Daisy: encyclopedia (she loves tomes), higher education (she loves cards), cryptic research (cards for all!)

There are so many delights within the higher xp cards, so it's definitely a case of trying things out and seeing what works for you and your friends! Enjoy!

My standard package for Roland in standalone mode (9xp) is 2x Beat Cop (2), Stand Together (3) and 2x Pathfinder (1).

just be aware that the chances of ffg retesting released campaigns using cards released post release is very low. Therefore you could be making the campaign easier.

also each campaign is likely (I suspect this but may be wrong) to be tested just using that campaigns cards and the base set cards as otherwise ffg would be making it more difficult for new entrants. Again potentially making things easier

finally IF the above two statements are true then you could get similar cards released in each campaign that fulfill broadly the same purpose and using all these could allow you to have an easier time.

naturally if that is what you want then go for it or if you have 1 base and a limited card pool but these are good reasons to not use every card allowing the above assumptions are correct.

@Matrim I don't see any way your first point wouldn't be true. I'm not sure about your second point, though it makes sense to playtest using mostly cards from the campaign's cycle, since those cards have to be tested, too.

It would be very strange not to test a new cycle's cards with older cycles' scenarios, especially early in a game's life when there aren't five or six cycles worth of scenarios to grind.

We can otherwise guess that there's certainly a mix of playtest methods, at least internally, much like the core box was tested with just the starters and with constructed decks. I'm sure new cycles are tested with a mix of decks built from core and that cycle only, as well as from a pool of all cards.

Really, the most important thing to balance is player cards against one another, as scenario difficulty is adjustable, and campaigns are flexible enough to allow for more and less difficult scenarios. The other thing to test would be if any cards outright break scenarios -- not just making them easier, but making them trivial via some shortcut. I think it's pretty unlikely that playtesting doesn't look across all player cards for this.

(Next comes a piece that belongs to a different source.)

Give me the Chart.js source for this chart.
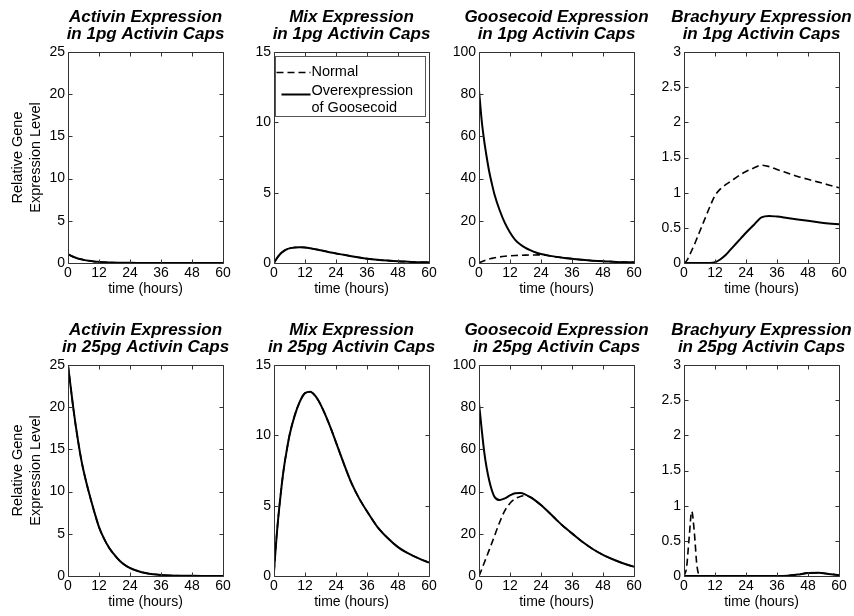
<!DOCTYPE html>
<html>
<head>
<meta charset="utf-8">
<script src="https://cdn.jsdelivr.net/npm/chart.js@4.4.0/dist/chart.umd.min.js"></script>
<style>
  html, body { margin: 0; padding: 0; background: #fff; }
  #page { position: relative; width: 854px; height: 616px; overflow: hidden; background: #fff; }
  #page canvas { position: absolute; }
</style>
</head>
<body>
<div id="page"></div>
<script>
// time points (hours) shared by every series
const hours = [0, 1, 2, 3, 4, 5, 6, 8, 10, 12, 14, 16, 18, 20, 22, 24, 27, 30, 33, 36, 40, 44, 48, 52, 56, 60];
const timeTicks = [0, 12, 24, 36, 48, 60];

const activinTicks = [0, 5, 10, 15, 20, 25];
const mixTicks = [0, 5, 10, 15];
const gscTicks = [0, 20, 40, 60, 80, 100];
const braTicks = [0, 0.5, 1, 1.5, 2, 2.5, 3];

// 1pg activin caps
const activin1Normal = [1.05, 0.88, 0.74, 0.62, 0.52, 0.44, 0.37, 0.26, 0.18, 0.13, 0.09, 0.06, 0.04, 0.03, 0.02, 0.015, 0.01, 0.005, 0, 0, 0, 0, 0, 0, 0, 0];
const activin1Over   = [1.05, 0.88, 0.74, 0.62, 0.52, 0.44, 0.37, 0.26, 0.18, 0.13, 0.09, 0.06, 0.04, 0.03, 0.02, 0.015, 0.01, 0.005, 0, 0, 0, 0, 0, 0, 0, 0];
const mix1Normal = [0, 0.3, 0.55, 0.74, 0.88, 0.98, 1.04, 1.1, 1.12, 1.1, 1.05, 0.98, 0.91, 0.83, 0.75, 0.68, 0.58, 0.48, 0.39, 0.31, 0.23, 0.17, 0.12, 0.09, 0.06, 0.05];
const mix1Over   = [0, 0.3, 0.55, 0.74, 0.88, 0.98, 1.04, 1.1, 1.12, 1.1, 1.05, 0.98, 0.91, 0.83, 0.75, 0.68, 0.58, 0.48, 0.39, 0.31, 0.23, 0.17, 0.12, 0.09, 0.06, 0.05];
const gsc1Normal = [0, 0.6, 1.1, 1.5, 1.9, 2.2, 2.5, 2.9, 3.2, 3.4, 3.55, 3.65, 3.72, 3.78, 3.82, 3.85, 3.5, 2.9, 2.4, 2.0, 1.5, 1.1, 0.8, 0.6, 0.4, 0.3];
const gsc1Over   = [82, 68, 58, 50, 43, 37.5, 32.5, 25, 19, 14.5, 11, 8.8, 7.2, 6, 5, 4.3, 3.5, 2.9, 2.4, 2.0, 1.5, 1.1, 0.8, 0.6, 0.4, 0.3];
const bra1Normal = [0, 0.03, 0.1, 0.18, 0.26, 0.35, 0.44, 0.62, 0.8, 0.96, 1.05, 1.11, 1.16, 1.21, 1.26, 1.3, 1.35, 1.39, 1.37, 1.33, 1.28, 1.23, 1.19, 1.15, 1.11, 1.07];
const bra1Over   = [0, 0, 0, 0, 0, 0, 0, 0, 0, 0.01, 0.05, 0.11, 0.19, 0.27, 0.35, 0.43, 0.54, 0.65, 0.67, 0.66, 0.64, 0.62, 0.6, 0.58, 0.56, 0.55];

// 25pg activin caps
const activin25Normal = [25, 22.5, 20, 17.8, 15.8, 14, 12.5, 10, 7.8, 5.8, 4.4, 3.3, 2.5, 1.8, 1.3, 0.95, 0.6, 0.35, 0.2, 0.12, 0.06, 0.03, 0.02, 0.01, 0, 0];
const activin25Over   = [25, 22.5, 20, 17.8, 15.8, 14, 12.5, 10, 7.8, 5.8, 4.4, 3.3, 2.5, 1.8, 1.3, 0.95, 0.6, 0.35, 0.2, 0.12, 0.06, 0.03, 0.02, 0.01, 0, 0];
const mix25Normal = [0.3, 2.8, 4.8, 6.5, 7.9, 9.0, 10, 11.4, 12.4, 13.0, 13.1, 12.8, 12.2, 11.4, 10.5, 9.5, 8.0, 6.6, 5.5, 4.6, 3.5, 2.7, 2.05, 1.6, 1.25, 0.95];
const mix25Over   = [0.3, 2.8, 4.8, 6.5, 7.9, 9.0, 10, 11.4, 12.4, 13.0, 13.1, 12.8, 12.2, 11.4, 10.5, 9.5, 8.0, 6.6, 5.5, 4.6, 3.5, 2.7, 2.05, 1.6, 1.25, 0.95];
const gsc25Normal = [0, 3, 6.2, 9.3, 12.5, 15.7, 19, 25.5, 31, 34.5, 36.6, 37.7, 38.1, 37.3, 35.6, 33.6, 30.2, 26.6, 23.2, 20.2, 16.2, 12.8, 10, 7.8, 5.9, 4.4];
const gsc25Over   = [82, 70, 59, 51, 45, 40.5, 37.5, 36, 36.8, 38.2, 39.2, 39.3, 38.6, 37.3, 35.6, 33.6, 30.2, 26.6, 23.2, 20.2, 16.2, 12.8, 10, 7.8, 5.9, 4.4];
const bra25Normal = [0, 0.12, 0.55, 0.92, 0.62, 0.15, 0.01, 0, 0, 0, 0, 0, 0, 0, 0, 0, 0, 0, 0, 0, 0.003, 0.02, 0.042, 0.046, 0.03, 0.012];
const bra25Over   = [0, 0, 0, 0, 0, 0, 0, 0, 0, 0, 0, 0, 0, 0, 0, 0, 0, 0, 0, 0, 0.003, 0.02, 0.042, 0.046, 0.03, 0.012];

const legendLabels = [['Normal'], ['Overexpression', 'of Goosecoid']];

const panels = [
  { row: 0, col: 0, title: ['Activin Expression', 'in 1pg Activin Caps'], normal: activin1Normal, over: activin1Over, yTicks: activinTicks },
  { row: 0, col: 1, title: ['Mix Expression', 'in 1pg Activin Caps'], normal: mix1Normal, over: mix1Over, yTicks: mixTicks, legend: true },
  { row: 0, col: 2, title: ['Goosecoid Expression', 'in 1pg Activin Caps'], normal: gsc1Normal, over: gsc1Over, yTicks: gscTicks },
  { row: 0, col: 3, title: ['Brachyury Expression', 'in 1pg Activin Caps'], normal: bra1Normal, over: bra1Over, yTicks: braTicks },
  { row: 1, col: 0, title: ['Activin Expression', 'in 25pg Activin Caps'], normal: activin25Normal, over: activin25Over, yTicks: activinTicks },
  { row: 1, col: 1, title: ['Mix Expression', 'in 25pg Activin Caps'], normal: mix25Normal, over: mix25Over, yTicks: mixTicks },
  { row: 1, col: 2, title: ['Goosecoid Expression', 'in 25pg Activin Caps'], normal: gsc25Normal, over: gsc25Over, yTicks: gscTicks },
  { row: 1, col: 3, title: ['Brachyury Expression', 'in 25pg Activin Caps'], normal: bra25Normal, over: bra25Over, yTicks: braTicks },
];

const FONT = '"Liberation Sans", Arial, Helvetica, sans-serif';
Chart.defaults.font.family = FONT;
Chart.defaults.color = '#000';

const plotLefts = [68, 274, 479, 684];
const plotW = 155;
const rowTops = [0, 313];
const canvasH = 303;

// box around the plot with inward tick marks, matlab style
const frame = {
  id: 'frame',
  afterDatasetsDraw(chart) {
    const { ctx, chartArea: a, scales: { x, y } } = chart;
    const l = Math.round(a.left) + 0.5, r = Math.round(a.right) + 0.5;
    const t = Math.round(a.top) + 0.5, b = Math.round(a.bottom) + 0.5;
    ctx.save();
    ctx.strokeStyle = '#333';
    ctx.lineWidth = 1;
    ctx.setLineDash([]);
    ctx.beginPath();
    ctx.rect(l, t, r - l, b - t);
    x.ticks.forEach((tk) => {
      const px = Math.round(x.getPixelForValue(tk.value)) + 0.5;
      ctx.moveTo(px, b); ctx.lineTo(px, b - 4);
      ctx.moveTo(px, t); ctx.lineTo(px, t + 4);
    });
    y.ticks.forEach((tk) => {
      const py = Math.round(y.getPixelForValue(tk.value)) + 0.5;
      ctx.moveTo(l, py); ctx.lineTo(l + 4, py);
      ctx.moveTo(r, py); ctx.lineTo(r - 4, py);
    });
    ctx.stroke();
    ctx.restore();
  },
};

const boxLegend = {
  id: 'boxLegend',
  afterDraw(chart) {
    const { ctx, chartArea: a } = chart;
    const x0 = Math.round(a.left) + 1.5, y0 = Math.round(a.top) + 4.5;
    const w = Math.round(a.width) - 5, h = 60;
    ctx.save();
    ctx.fillStyle = '#fff';
    ctx.fillRect(x0, y0, w, h);
    ctx.strokeStyle = '#555';
    ctx.lineWidth = 1;
    ctx.strokeRect(x0, y0, w, h);
    ctx.font = '14.5px ' + FONT;
    ctx.fillStyle = '#000';
    ctx.textBaseline = 'middle';
    const rows = [
      { lineY: y0 + 16, x1: x0 + 1, textY: y0 + 15 },
      { lineY: y0 + 38, x1: x0 + 6, textY: y0 + 34 },
    ];
    chart.data.datasets.forEach((ds, i) => {
      const row = rows[i];
      ctx.strokeStyle = ds.borderColor;
      ctx.lineWidth = ds.borderWidth;
      ctx.setLineDash(ds.borderDash || []);
      ctx.beginPath();
      ctx.moveTo(row.x1, row.lineY);
      ctx.lineTo(x0 + 35, row.lineY);
      ctx.stroke();
      legendLabels[i].forEach((txt, j) => {
        ctx.fillText(txt, x0 + 36, row.textY + j * 17);
      });
    });
    ctx.restore();
  },
};

const page = document.getElementById('page');

panels.forEach((p) => {
  // left axis and an empty right axis of the same width keep the plot centred in its canvas,
  // so the full-width title is centred over the plot
  const yW = p.col === 0 ? 68 : 40;
  const left = plotLefts[p.col] - yW;
  const width = yW * 2 + plotW;

  const canvas = document.createElement('canvas');
  canvas.width = width;
  canvas.height = canvasH;
  canvas.style.left = left + 'px';
  canvas.style.top = rowTops[p.row] + 'px';
  page.appendChild(canvas);

  const yMax = p.yTicks[p.yTicks.length - 1];

  new Chart(canvas, {
    type: 'line',
    data: {
      datasets: [
        {
          label: 'Normal',
          data: hours.map((h, i) => ({ x: h, y: p.normal[i] })),
          borderColor: '#000',
          borderWidth: 1.6,
          borderDash: [7, 4],
          pointRadius: 0,
          fill: false,
          cubicInterpolationMode: 'monotone',
          yAxisID: 'y',
          order: 2,
        },
        {
          label: 'Overexpression of Goosecoid',
          data: hours.map((h, i) => ({ x: h, y: p.over[i] })),
          borderColor: '#000',
          borderWidth: 2,
          pointRadius: 0,
          fill: false,
          cubicInterpolationMode: 'monotone',
          yAxisID: 'y',
          order: 1,
        },
      ],
    },
    options: {
      responsive: false,
      animation: false,
      events: [],
      layout: { padding: 0 },
      plugins: {
        legend: { display: false },
        tooltip: { enabled: false },
        title: {
          display: true,
          text: p.title,
          color: '#000',
          font: { size: 17, weight: 'bold', style: 'italic', lineHeight: '17px' },
          padding: { top: 8.5, bottom: 9.5 },
        },
      },
      scales: {
        x: {
          type: 'linear',
          min: 0,
          max: 60,
          afterBuildTicks: (s) => { s.ticks = timeTicks.map((v) => ({ value: v })); },
          afterFit: (s) => { s.height = 40; },
          grid: { display: false, drawTicks: false },
          border: { display: false },
          ticks: { color: '#000', font: { size: 14 }, padding: 2, maxRotation: 0, autoSkip: false },
          title: {
            display: true,
            text: 'time (hours)',
            color: '#000',
            font: { size: 14, lineHeight: '18px' },
            padding: { top: 0, bottom: 5 },
          },
        },
        y: {
          position: 'left',
          min: 0,
          max: yMax,
          afterBuildTicks: (s) => { s.ticks = p.yTicks.map((v) => ({ value: v })); },
          afterFit: (s) => { s.width = yW; },
          grid: { display: false, drawTicks: false },
          border: { display: false },
          ticks: { color: '#000', font: { size: 14 }, padding: 3, callback: (v) => String(v) },
          title: {
            display: p.col === 0,
            text: ['Relative Gene', 'Expression Level'],
            color: '#000',
            font: { size: 14.5, lineHeight: '18px' },
            padding: { top: 9, bottom: 0 },
          },
        },
        yRight: {
          position: 'right',
          min: 0,
          max: yMax,
          afterFit: (s) => { s.width = yW; },
          grid: { display: false, drawTicks: false },
          border: { display: false },
          ticks: { display: false },
        },
      },
    },
    plugins: p.legend ? [frame, boxLegend] : [frame],
  });
});
</script>
</body>
</html>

I'll be the first to say that my opinion of FFG's testing, both internal and external, is pretty low. But even I have a hard time thinking that they don't test cycles with cards from earlier sets. You can pretty clearly see this in LOTR, as a number of mechanics are pretty clearly aimed at certain early power cards.

Going back to test every cycle with the new cards... probably less so. If nothing else, gotta have a little power creep to keep people buying cards :P But that's what difficulty levels are for, right?